The right has already made the case that Obama has given short shrift to his mother's place in his life -- but they slight her by getting her story wrong, too. In "A Bound Man," conservative Shelby Steele's meditation on Obama, he chided the president for neglecting his white mother’s role in his life by choosing “blackness,” and argued that for Obama, “liberalism is blackness.” That’s ridiculous. For Obama, liberalism is the legacy of being raised by Dunham and her parents in Hawaii and Indonesia. He grew up to live his mother’s values: curiosity about the world, egalitarianism, concern with social and racial justice. You might say that for Obama, liberalism is whiteness, because he got his liberal American politics from the white side of his family. Both are foolish claims. Yet Maraniss makes you think about the parts of the story behind our first black president that get less attention.

Still, I didn't find that any of the compressions or elisions uncovered by Maraniss challenged the way Obama has presented his own story, in "Dreams" and elsewhere: He was a mixed-race kid abandoned by his black father and sometimes neglected by his white mother, mostly raised by white grandparents, with few ties to any black community, who set out as a young adult to make a place for himself. I think Obama has always been pretty honest about how he did that, whether looking for a city, a church or, ultimately, to form his own family. In the end, Maraniss concludes he exaggerated the extent of his outsider status – but who can judge by how much, since outsiderness is at least partly a state of mind? Whether he recalls his stoner friends as misfits, when in fact they were happy high-achievers, or depicts himself apart from Punahau Prep when he was in the thick of it; or even suggests his basketball coach thought his playing style was too "black," well, mostly we're second-guessing a teenager here.

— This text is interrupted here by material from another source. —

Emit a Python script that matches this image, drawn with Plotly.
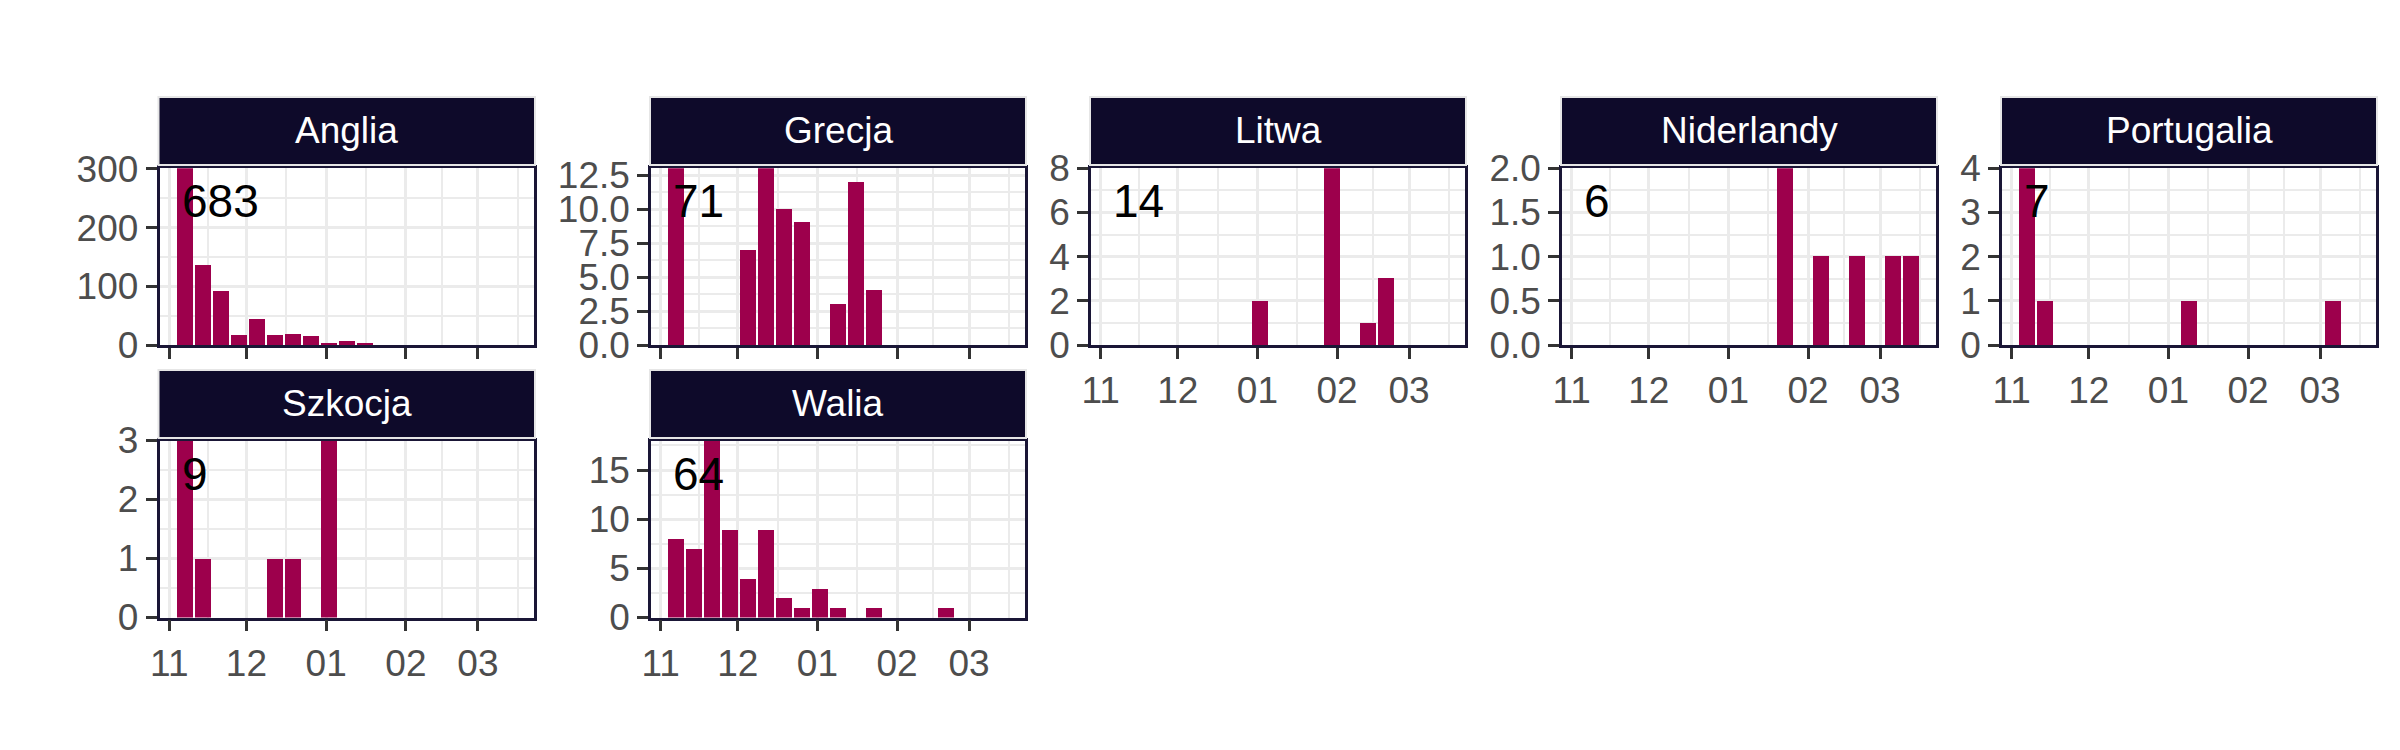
import plotly.graph_objects as go
import pandas as pd

# ---------------- data ----------------
countries = ["Anglia", "Grecja", "Litwa", "Niderlandy", "Portugalia", "Szkocja", "Walia"]

anglia_dates = ["2020-11-07", "2020-11-14", "2020-11-21", "2020-11-28", "2020-12-05", "2020-12-12",
                "2020-12-19", "2020-12-26", "2021-01-02", "2021-01-09", "2021-01-16"]
anglia_counts = [338, 135, 92, 16, 43, 16, 18, 14, 2, 7, 2]

grecja_dates = ["2020-11-07", "2020-12-05", "2020-12-12", "2020-12-19", "2020-12-26",
                "2021-01-09", "2021-01-16", "2021-01-23"]
grecja_counts = [13, 7, 13, 10, 9, 3, 12, 4]

litwa_dates = ["2021-01-02", "2021-01-30", "2021-02-13", "2021-02-20"]
litwa_counts = [2, 8, 1, 3]

niderlandy_dates = ["2021-01-23", "2021-02-06", "2021-02-20", "2021-03-06", "2021-03-13"]
niderlandy_counts = [2, 1, 1, 1, 1]

portugalia_dates = ["2020-11-07", "2020-11-14", "2021-01-09", "2021-03-06"]
portugalia_counts = [4, 1, 1, 1]

szkocja_dates = ["2020-11-07", "2020-11-14", "2020-12-12", "2020-12-19", "2021-01-02"]
szkocja_counts = [3, 1, 1, 1, 3]

walia_dates = ["2020-11-07", "2020-11-14", "2020-11-21", "2020-11-28", "2020-12-05", "2020-12-12",
               "2020-12-19", "2020-12-26", "2021-01-02", "2021-01-09", "2021-01-23", "2021-02-20"]
walia_counts = [8, 7, 18, 9, 4, 9, 2, 1, 3, 1, 1, 1]

month_starts = ["2020-11-01", "2020-12-01", "2021-01-01", "2021-02-01", "2021-03-01"]
month_labels = ["11", "12", "01", "02", "03"]

y_top = [301, 13, 8, 2, 4, 3, 18]
y_dtick = [100, 2.5, 2, 0.5, 1, 1, 5]
y_fmt = ["d", ".1f", "d", ".1f", "d", "d", "d"]

series = [
    (anglia_dates, anglia_counts),
    (grecja_dates, grecja_counts),
    (litwa_dates, litwa_counts),
    (niderlandy_dates, niderlandy_counts),
    (portugalia_dates, portugalia_counts),
    (szkocja_dates, szkocja_counts),
    (walia_dates, walia_counts),
]

# ---------------- layout geometry (pixels) ----------------
W, H = 2400, 750
col_x = {  # panel left/right in px
    0: (159.5, 534), 1: (651, 1025), 2: (1091, 1465), 3: (1562, 1936), 4: (2002, 2376)
}
row_panel = {0: (168.3, 345), 1: (440.5, 617.5)}
row_strip = {0: (97, 165), 1: (370, 438)}
positions = [(0, 0), (0, 1), (0, 2), (0, 3), (0, 4), (1, 0), (1, 1)]
show_xlabels = [False, False, True, True, True, True, True]

BAR = "#9D004C"
STRIP = "#0E0A2A"
BORDER = "#1A1636"
GRID = "#EBEBEB"
FONT = "Liberation Sans, Arial, sans-serif"


def fx(p):
    return p / W


def fy(p):
    return 1 - p / H


ms = pd.to_datetime(month_starts)
prev = ms[0] - pd.DateOffset(months=1)
nxt = ms[-1] + pd.DateOffset(months=1)
all_ms = [prev] + list(ms) + [nxt]
minor_vals = [all_ms[i] + (all_ms[i + 1] - all_ms[i]) / 2 for i in range(len(all_ms) - 1)]

x_range = [pd.Timestamp("2020-10-28 05:00"), pd.Timestamp("2021-03-22 19:00")]
bar_width_ms = 0.9 * 7 * 24 * 3600 * 1000

fig = go.Figure()
annotations = []
shapes = []

for i, (name, (d, v)) in enumerate(zip(countries, series)):
    r, c = positions[i]
    sfx = "" if i == 0 else str(i + 1)
    fig.add_trace(go.Bar(
        x=pd.to_datetime(d), y=v, width=bar_width_ms,
        marker=dict(color=BAR, line=dict(width=0)),
        xaxis="x" + sfx, yaxis="y" + sfx, showlegend=False, hoverinfo="x+y",
    ))
    x0, x1 = col_x[c]
    y0, y1 = row_panel[r]
    fig.update_layout(**{
        "xaxis" + sfx: dict(
            domain=[fx(x0), fx(x1)], range=x_range, anchor="y" + sfx, type="date",
            tickmode="array", tickvals=ms, ticktext=month_labels,
            showticklabels=show_xlabels[i], automargin=False,
            ticks="outside", ticklen=11, tickwidth=3.2, tickcolor="#333333",
            tickfont=dict(size=37, color="#4D4D4D", family=FONT),
            showgrid=True, gridcolor=GRID, gridwidth=3.3,
            minor=dict(tickmode="array", tickvals=minor_vals, showgrid=True,
                       gridcolor=GRID, gridwidth=1.7, ticks=""),
            showline=True, mirror=True, linecolor=BORDER, linewidth=2.5,
            zeroline=False, fixedrange=True,
        ),
        "yaxis" + sfx: dict(
            domain=[fy(y1), fy(y0)], range=[0, y_top[i]], anchor="x" + sfx,
            tickmode="linear", tick0=0, dtick=y_dtick[i], tickformat=y_fmt[i],
            automargin=False,
            ticks="outside", ticklen=11, tickwidth=3.2, tickcolor="#333333",
            tickfont=dict(size=37, color="#4D4D4D", family=FONT),
            showgrid=True, gridcolor=GRID, gridwidth=3.3,
            minor=dict(dtick=y_dtick[i] / 2, tick0=0, showgrid=True,
                       gridcolor=GRID, gridwidth=1.7, ticks=""),
            showline=True, mirror=True, linecolor=BORDER, linewidth=2.5,
            zeroline=False, fixedrange=True,
        ),
    })
    # strip
    sy0, sy1 = row_strip[r]
    shapes.append(dict(type="rect", xref="paper", yref="paper",
                       x0=fx(x0 - 1), x1=fx(x1 + 1), y0=fy(sy1), y1=fy(sy0),
                       fillcolor=STRIP, line=dict(color="#E6E6E6", width=2), layer="above"))
    annotations.append(dict(xref="paper", yref="paper", x=fx((x0 + x1) / 2), y=fy((sy0 + sy1) / 2),
                            text=name, showarrow=False, xanchor="center", yanchor="middle",
                            font=dict(size=37, color="white", family=FONT)))
    # total count label
    annotations.append(dict(xref="paper", yref="paper", x=fx(x0 + 20), y=fy(y0 + 33),
                            text=str(sum(v)), showarrow=False, xanchor="left", yanchor="middle",
                            font=dict(size=46, color="black", family=FONT)))

fig.update_layout(
    template="none",
    width=W, height=H, margin=dict(l=0, r=0, t=0, b=0, pad=0, autoexpand=False),
    paper_bgcolor="white", plot_bgcolor="white",
    bargap=0, annotations=annotations, shapes=shapes,
    font=dict(family=FONT),
)

fig.write_html(
    "out.html",
    config={"displayModeBar": False, "staticPlot": False},
    post_script="document.body.style.margin='0';document.body.style.overflow='hidden';",
)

I found Maraniss' account of Obama's supposedly mysterious New York years the most fascinating, mostly for their dullness. He finds plenty of people who knew Obama there, but he also shows that those years are shadowy because Obama himself was a kind of shadow, behind a "veil," in the words of Genevieve Cook, or "The Moviegoer," in Maraniss'. It is striking the extent to which Columbia activists and leading professors either don't remember him or recall him as someone on the sidelines. It makes his rapid rise to the Harvard Law Review presidency, the Illinois Legislature, the U.S. Senate and the presidency all the more remarkable. Yet the qualities Maraniss depicts in the young-adult Obama -- discipline, ambition, caution and a unique ability to cross boundaries and synthesize difference – are still evident in President Obama and contributed to his rise.

"Barack Obama: The Story" won't quiet the conspiracy nuts. Crazy righties now charge that Obama's team had his love letters doctored to make him look more intellectual -- and to correct his grammatical mistakes -- before an ex-girlfriend gave them to Maraniss. (Wouldn't Obama's Chicago-thug operatives simply confiscate them instead?) No doubt Obama-haters will use the book to find more reasons to hate him. Others will find details that help them understand our often-compromising, occasionally risk-taking president, and why he still remains, to some extent, behind a veil.